See Agner Fog's microarch guide (https://agner.org/optimize/) for details, (with a focus on details that are relevant for turning software performance.) Later microarchitectures add queues between pre-decode and decode. See those sections of Agner Fog's microarch guide, and https://realworldtech.com/merom/ (Core 2).

And of course see https://realworldtech.com/sandy-bridge for more modern x86 with a uop cache. Also https://en.wikichip.org/wiki/amd/microarchitectures/zen_2#Core for recent AMD.

For good background before reading any of those, Modern Microprocessors: A 90-Minute Guide!.

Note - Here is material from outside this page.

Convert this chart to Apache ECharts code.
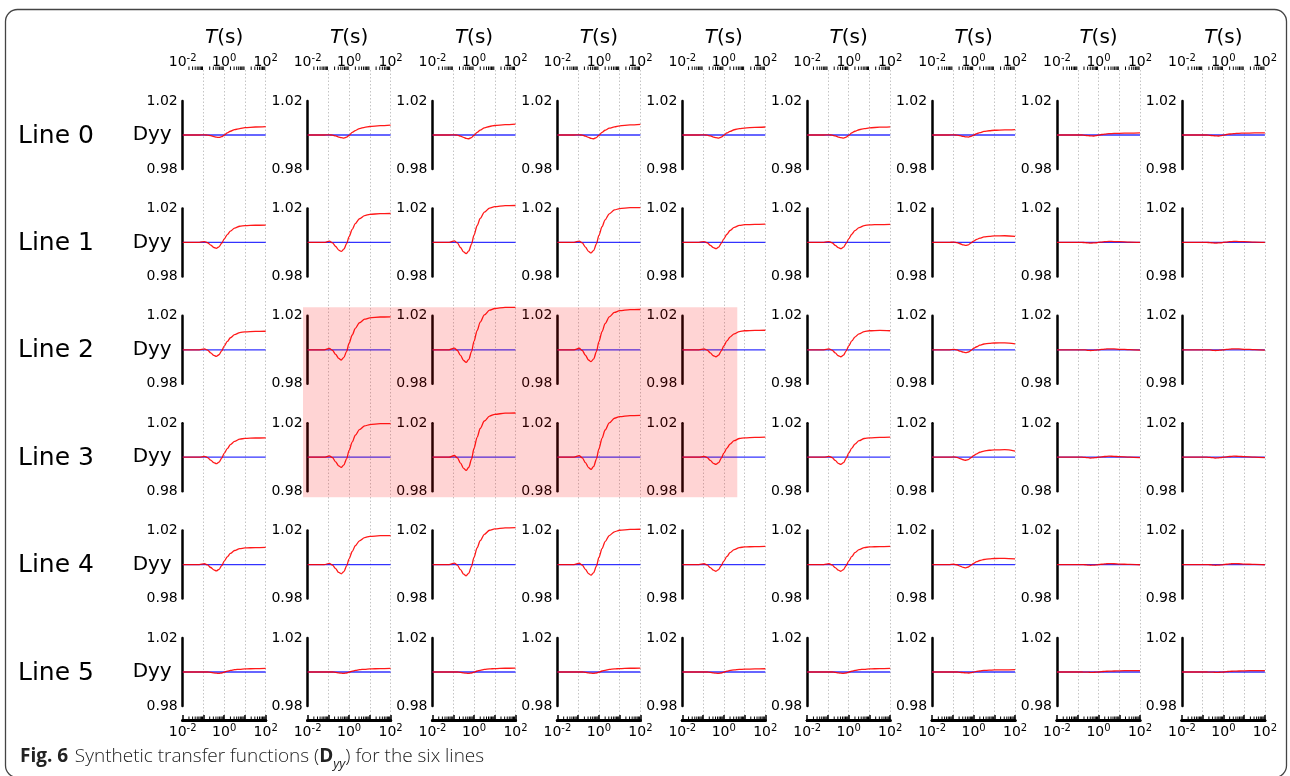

For a core modifying its own code, see: Observing stale instruction fetching on x86 with self-modifying code - that's different (and harder) because out-of-order exec of the store has to be sorted out from code-fetch of earlier vs. later instructions in program order. i.e. the moment at which the store must become visible is fixed, unlike with another core where it just happens when it happens.

3
votes

It varies between implementations, but generally, this is managed by the cache coherency protocol of the multiprocessor. In simplest terms, what happens is that when CPU1 writes to a memory location, that location will be invalidated in every other cache in the system. So that write will invalidate the line in CPU2's instruction cache as well as any (partially) decoded instructions in CPU2's uop cache (if it has such a thing). So when CPU2 goes to fetch/execute the next instruction, all those caches will miss and it will stall while things are refetched. Depending on the cache coherency protocol, that may involve waiting for the write to get to memory, or may fetch the modified data directly from CPU1's dcache, or things might go via some shared cache.